§ **TASK REQUIREMENTS**:
From the entries below, copy every line holding the word "this".

§ **RECORDS SHOWN**:
□ □ □ □ □

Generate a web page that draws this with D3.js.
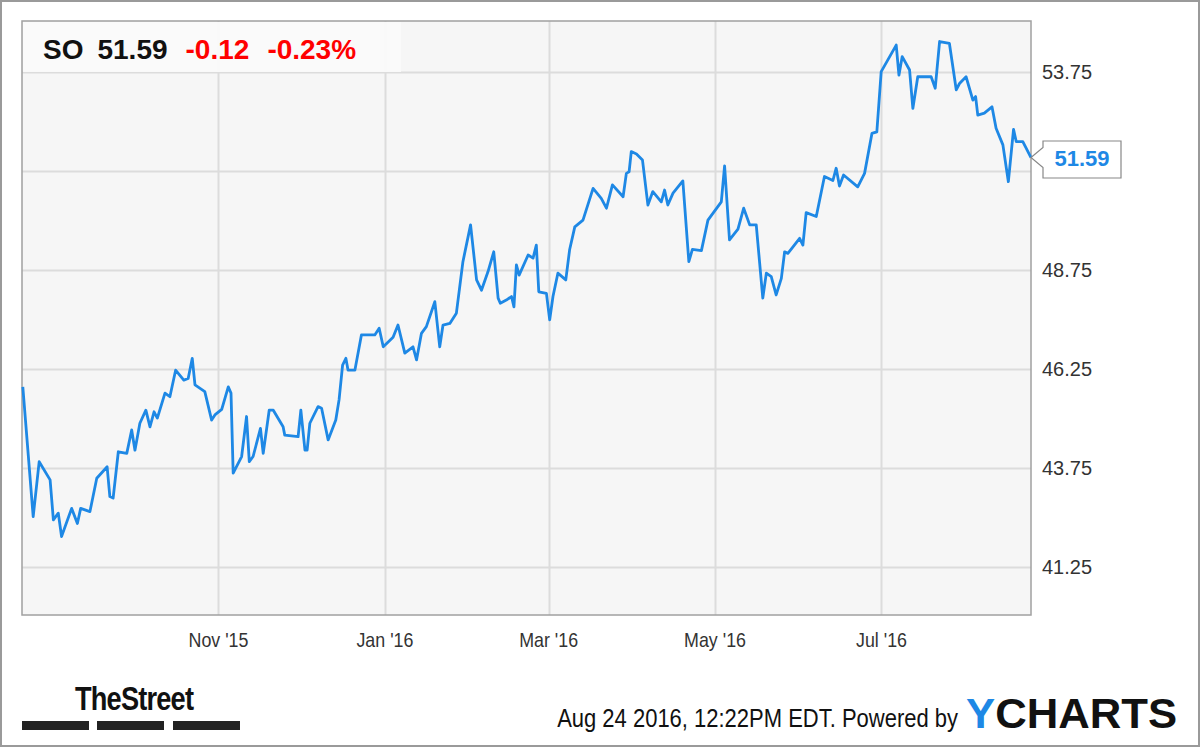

□ □ □ □ □

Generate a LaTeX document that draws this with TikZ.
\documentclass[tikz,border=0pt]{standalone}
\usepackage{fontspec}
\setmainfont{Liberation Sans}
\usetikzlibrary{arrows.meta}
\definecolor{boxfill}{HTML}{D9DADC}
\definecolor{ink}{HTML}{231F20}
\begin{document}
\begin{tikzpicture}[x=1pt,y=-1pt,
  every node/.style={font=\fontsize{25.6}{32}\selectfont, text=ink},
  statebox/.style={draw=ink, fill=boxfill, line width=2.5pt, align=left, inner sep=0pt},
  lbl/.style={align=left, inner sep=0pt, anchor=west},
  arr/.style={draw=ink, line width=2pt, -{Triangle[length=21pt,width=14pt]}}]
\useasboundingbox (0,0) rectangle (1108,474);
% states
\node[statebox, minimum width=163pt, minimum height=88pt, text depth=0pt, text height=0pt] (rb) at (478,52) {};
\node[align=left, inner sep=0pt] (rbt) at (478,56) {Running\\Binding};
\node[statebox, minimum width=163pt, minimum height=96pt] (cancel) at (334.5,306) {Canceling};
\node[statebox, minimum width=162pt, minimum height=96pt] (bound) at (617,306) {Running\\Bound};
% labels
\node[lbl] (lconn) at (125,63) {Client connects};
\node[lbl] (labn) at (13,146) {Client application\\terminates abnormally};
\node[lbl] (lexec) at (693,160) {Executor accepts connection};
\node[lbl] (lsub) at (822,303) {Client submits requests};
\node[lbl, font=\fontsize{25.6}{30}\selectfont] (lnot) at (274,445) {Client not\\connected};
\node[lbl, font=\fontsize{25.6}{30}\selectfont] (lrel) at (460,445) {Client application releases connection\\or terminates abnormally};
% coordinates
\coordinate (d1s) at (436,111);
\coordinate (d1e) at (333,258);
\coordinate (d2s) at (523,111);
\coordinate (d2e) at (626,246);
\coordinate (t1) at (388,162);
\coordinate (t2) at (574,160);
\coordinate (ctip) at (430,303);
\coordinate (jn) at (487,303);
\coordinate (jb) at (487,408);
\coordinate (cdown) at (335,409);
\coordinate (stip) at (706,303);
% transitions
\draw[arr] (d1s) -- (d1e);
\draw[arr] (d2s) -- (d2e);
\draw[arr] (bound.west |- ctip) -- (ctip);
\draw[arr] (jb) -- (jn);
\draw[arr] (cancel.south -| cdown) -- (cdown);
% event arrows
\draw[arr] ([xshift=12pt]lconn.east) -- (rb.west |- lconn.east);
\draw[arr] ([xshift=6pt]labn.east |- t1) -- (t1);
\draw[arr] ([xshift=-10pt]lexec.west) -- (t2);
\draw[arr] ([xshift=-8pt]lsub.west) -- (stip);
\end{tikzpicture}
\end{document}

□ □ □ □ □

§ **TASK RESPONSE**:
Generate a web page that draws this with D3.js.
Generate a LaTeX document that draws this with TikZ.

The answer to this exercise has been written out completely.